== Data to process

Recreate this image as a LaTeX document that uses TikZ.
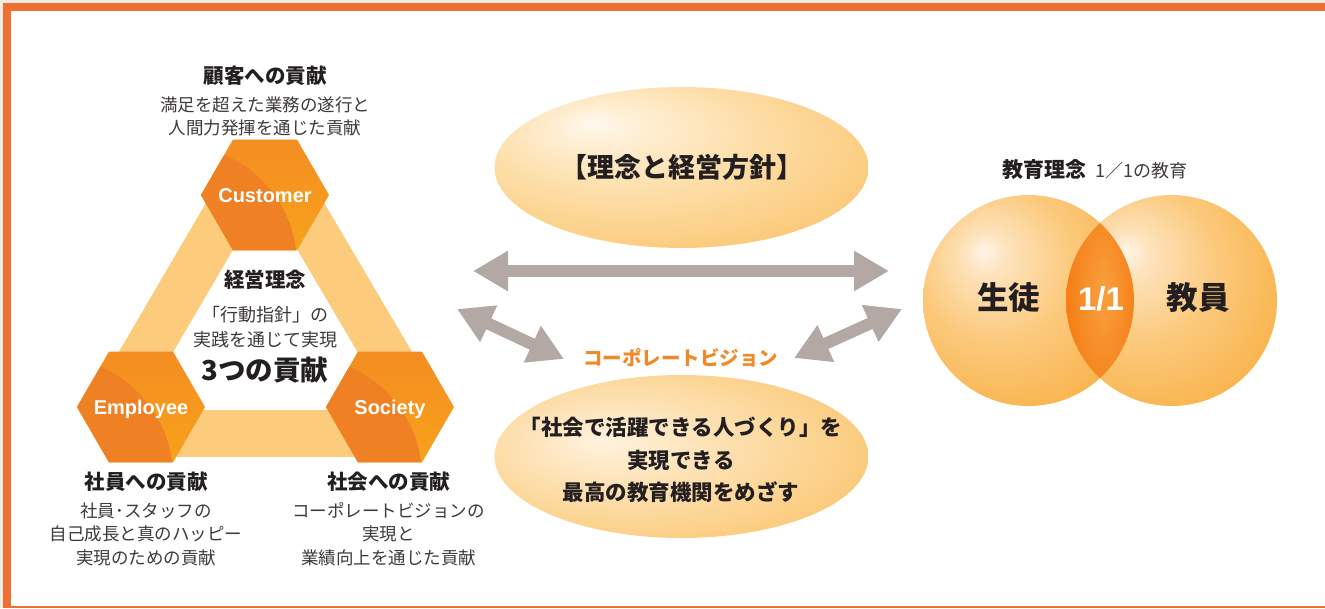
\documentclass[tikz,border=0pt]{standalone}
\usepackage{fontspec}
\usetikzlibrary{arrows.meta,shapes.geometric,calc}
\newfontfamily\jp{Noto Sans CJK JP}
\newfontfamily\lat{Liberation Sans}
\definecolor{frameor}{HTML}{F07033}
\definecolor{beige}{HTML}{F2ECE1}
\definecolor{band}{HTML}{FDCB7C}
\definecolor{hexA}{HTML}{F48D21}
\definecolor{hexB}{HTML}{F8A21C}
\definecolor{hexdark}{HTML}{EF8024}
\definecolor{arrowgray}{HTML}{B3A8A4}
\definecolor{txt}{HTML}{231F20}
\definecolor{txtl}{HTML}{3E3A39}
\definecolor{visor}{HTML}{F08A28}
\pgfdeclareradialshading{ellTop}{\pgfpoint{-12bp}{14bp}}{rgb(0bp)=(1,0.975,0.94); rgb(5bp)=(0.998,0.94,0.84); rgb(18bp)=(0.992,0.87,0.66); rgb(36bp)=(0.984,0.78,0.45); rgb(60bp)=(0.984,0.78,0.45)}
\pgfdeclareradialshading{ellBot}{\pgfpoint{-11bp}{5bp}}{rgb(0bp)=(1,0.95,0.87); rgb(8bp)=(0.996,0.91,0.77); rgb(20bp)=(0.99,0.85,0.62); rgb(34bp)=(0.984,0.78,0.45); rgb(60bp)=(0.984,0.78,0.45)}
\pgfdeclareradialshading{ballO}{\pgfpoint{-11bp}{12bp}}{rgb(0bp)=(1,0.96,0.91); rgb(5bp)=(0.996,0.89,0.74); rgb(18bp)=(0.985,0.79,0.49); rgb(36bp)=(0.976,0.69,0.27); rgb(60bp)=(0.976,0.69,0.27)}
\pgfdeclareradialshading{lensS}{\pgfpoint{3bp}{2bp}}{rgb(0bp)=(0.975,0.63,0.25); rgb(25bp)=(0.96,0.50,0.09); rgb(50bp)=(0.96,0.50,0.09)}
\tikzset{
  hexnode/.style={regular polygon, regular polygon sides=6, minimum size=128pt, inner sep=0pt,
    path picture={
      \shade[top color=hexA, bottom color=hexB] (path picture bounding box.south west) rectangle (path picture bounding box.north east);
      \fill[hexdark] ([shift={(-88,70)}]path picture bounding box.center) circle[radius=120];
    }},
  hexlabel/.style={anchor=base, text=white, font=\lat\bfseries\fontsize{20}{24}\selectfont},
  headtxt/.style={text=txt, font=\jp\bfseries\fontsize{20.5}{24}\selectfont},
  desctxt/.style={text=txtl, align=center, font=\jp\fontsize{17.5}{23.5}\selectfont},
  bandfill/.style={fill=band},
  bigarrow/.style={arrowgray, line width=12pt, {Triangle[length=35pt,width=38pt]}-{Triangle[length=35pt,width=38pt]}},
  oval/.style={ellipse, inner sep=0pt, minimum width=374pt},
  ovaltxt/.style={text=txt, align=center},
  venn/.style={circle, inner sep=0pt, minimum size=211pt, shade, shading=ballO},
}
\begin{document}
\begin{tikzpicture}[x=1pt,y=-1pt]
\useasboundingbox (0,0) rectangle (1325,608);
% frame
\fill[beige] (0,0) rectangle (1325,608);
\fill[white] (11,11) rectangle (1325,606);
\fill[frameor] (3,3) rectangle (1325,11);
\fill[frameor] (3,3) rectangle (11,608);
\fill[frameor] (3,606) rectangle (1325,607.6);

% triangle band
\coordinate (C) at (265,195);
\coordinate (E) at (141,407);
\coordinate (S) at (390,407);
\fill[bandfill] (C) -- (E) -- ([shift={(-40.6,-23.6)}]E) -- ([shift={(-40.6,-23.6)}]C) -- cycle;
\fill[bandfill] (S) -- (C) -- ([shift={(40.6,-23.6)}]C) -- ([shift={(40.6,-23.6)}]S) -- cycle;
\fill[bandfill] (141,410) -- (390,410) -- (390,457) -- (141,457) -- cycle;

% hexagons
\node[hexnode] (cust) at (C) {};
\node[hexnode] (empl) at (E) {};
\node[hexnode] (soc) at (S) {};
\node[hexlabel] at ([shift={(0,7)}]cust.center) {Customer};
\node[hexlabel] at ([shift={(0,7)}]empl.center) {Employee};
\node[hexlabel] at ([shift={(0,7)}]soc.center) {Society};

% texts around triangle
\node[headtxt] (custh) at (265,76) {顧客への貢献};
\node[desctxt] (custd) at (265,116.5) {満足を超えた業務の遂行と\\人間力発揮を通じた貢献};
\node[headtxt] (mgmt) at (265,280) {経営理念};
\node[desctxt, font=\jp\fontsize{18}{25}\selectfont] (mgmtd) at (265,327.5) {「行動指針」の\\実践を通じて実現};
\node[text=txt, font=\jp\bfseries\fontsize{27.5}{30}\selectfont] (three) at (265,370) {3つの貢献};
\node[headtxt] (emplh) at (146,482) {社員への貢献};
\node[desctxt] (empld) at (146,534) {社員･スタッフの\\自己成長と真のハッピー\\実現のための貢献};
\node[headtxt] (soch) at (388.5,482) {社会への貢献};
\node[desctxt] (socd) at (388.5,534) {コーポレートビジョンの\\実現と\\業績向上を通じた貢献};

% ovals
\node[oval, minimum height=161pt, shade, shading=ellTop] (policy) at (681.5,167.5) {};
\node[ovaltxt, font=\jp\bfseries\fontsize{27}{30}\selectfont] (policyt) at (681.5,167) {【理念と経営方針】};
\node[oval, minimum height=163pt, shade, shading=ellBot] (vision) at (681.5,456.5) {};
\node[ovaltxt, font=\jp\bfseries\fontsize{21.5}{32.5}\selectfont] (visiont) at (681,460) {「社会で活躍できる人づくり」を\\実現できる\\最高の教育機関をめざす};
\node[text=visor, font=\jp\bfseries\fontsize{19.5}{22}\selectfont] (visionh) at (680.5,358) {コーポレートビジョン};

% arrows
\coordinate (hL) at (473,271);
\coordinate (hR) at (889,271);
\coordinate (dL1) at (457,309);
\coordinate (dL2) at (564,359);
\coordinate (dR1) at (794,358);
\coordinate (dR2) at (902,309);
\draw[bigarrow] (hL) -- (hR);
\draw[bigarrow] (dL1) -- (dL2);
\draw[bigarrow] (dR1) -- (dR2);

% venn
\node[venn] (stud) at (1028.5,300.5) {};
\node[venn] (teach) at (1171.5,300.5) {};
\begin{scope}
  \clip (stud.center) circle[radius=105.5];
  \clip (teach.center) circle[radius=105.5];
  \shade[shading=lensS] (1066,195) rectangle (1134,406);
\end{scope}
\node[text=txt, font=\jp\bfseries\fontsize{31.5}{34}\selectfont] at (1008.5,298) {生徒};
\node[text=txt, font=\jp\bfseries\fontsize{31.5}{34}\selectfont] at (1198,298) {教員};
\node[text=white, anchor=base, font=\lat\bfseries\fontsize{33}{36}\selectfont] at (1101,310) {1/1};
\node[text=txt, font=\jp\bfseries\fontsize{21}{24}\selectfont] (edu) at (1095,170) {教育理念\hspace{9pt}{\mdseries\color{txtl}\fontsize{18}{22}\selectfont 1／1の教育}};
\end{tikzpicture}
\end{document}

====
== Data to process

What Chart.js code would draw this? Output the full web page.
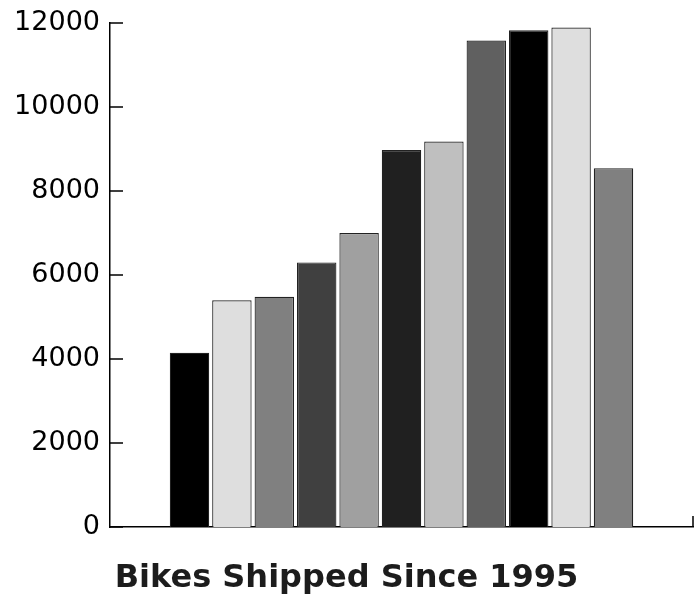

====

Short exercise — Identify each line in the entries with the word "this" and copy it.

Written response —
Recreate this image as a LaTeX document that uses TikZ.
What Chart.js code would draw this? Output the full web page.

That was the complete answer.